The potential for abuse is huge and as it is now anyone with a complaint or a concern can call the police and take their whacks if it turns out to be a false report.
Plus, there is some concern about them databasing this information and profiling people based on pure speculation. If your house get's raided on one of these "tips" then do you know who squealed on you? Will your database entry be deleted or cleared? Or will it have a "well, we didn't get him this time" notation tossed in there somewhere? Will the mail carrier get mad and narc on you because you didn't give him a christmas gift? Or because you cut him off in traffic?

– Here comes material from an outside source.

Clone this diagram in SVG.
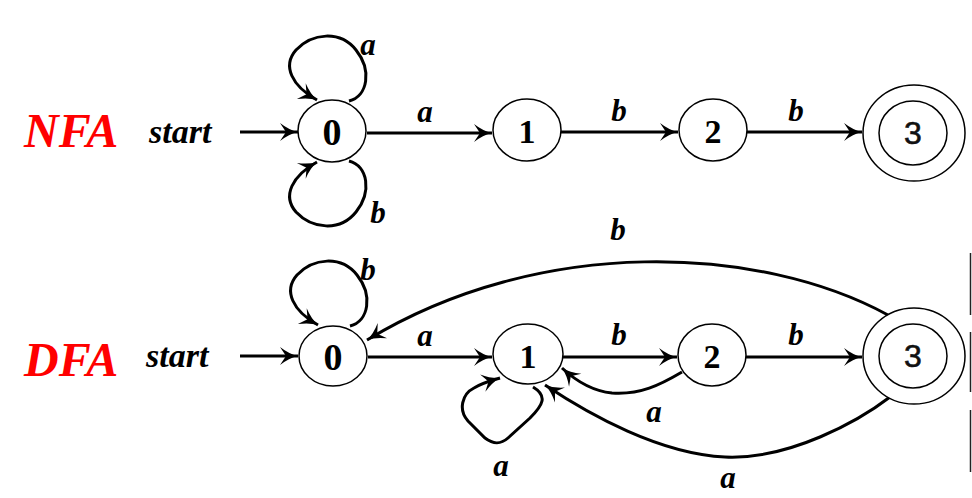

That seems to be the gist of it. I'm not in favor a massive government payroll of paid informers but I sure the hell ain't opposed to supplying a website and a telephone number to report guys 18-44, resembling the 20 guys who flew those planes, casing out the local nuclear plant.
I agree. Only those who have something to hide should be afraid of being searched at any time by marginally trained pseudo-police.
Yo, Arlo. You can do that NOW!
RJ, the list of FReepers who disagree with you is almost as long as the list of FReepers who disagree with me.
developing...
I actually defended him when he was clothing naked statues. I wouldn't ncessarily want to be photographed in front of a naked statue either. This TIPS nonsense, is a different story. It has no place in America.
Mine's bigger %^)
Do you actually think that a person sitting at the end of a phone line receiving tips fro American citizens about possible skells trying to kill other American citizens is a bad use of tax money?
He was embarrassed because some reporter got that shot of him with a big boob over his sholder.. So I didn't give him allot of grief over it at the time either.
If I do the credit card processing, I can turn you in for gunpowder purchases NOW.
The hysteria on this site over what amounts to a Neighborhood Watch program is, well, hysterical.
Yes. It is not a legitimate federal power.
Consider the Clinton's having the power of Operation TIPS.
Consider that once you open your door for snoopy repairmen over terrorism, will it necessarily end there?
Just because you have nothing to hide... does that mean that someone might not mention that you had a copy of the Koran (for research) and the latest issue of Guns and Ammo on your end table?
And consider this... raw, unvetted FBI files.
Please show me, where in the constitution, the federal government is granted the power to run a federal neighborhood watch program.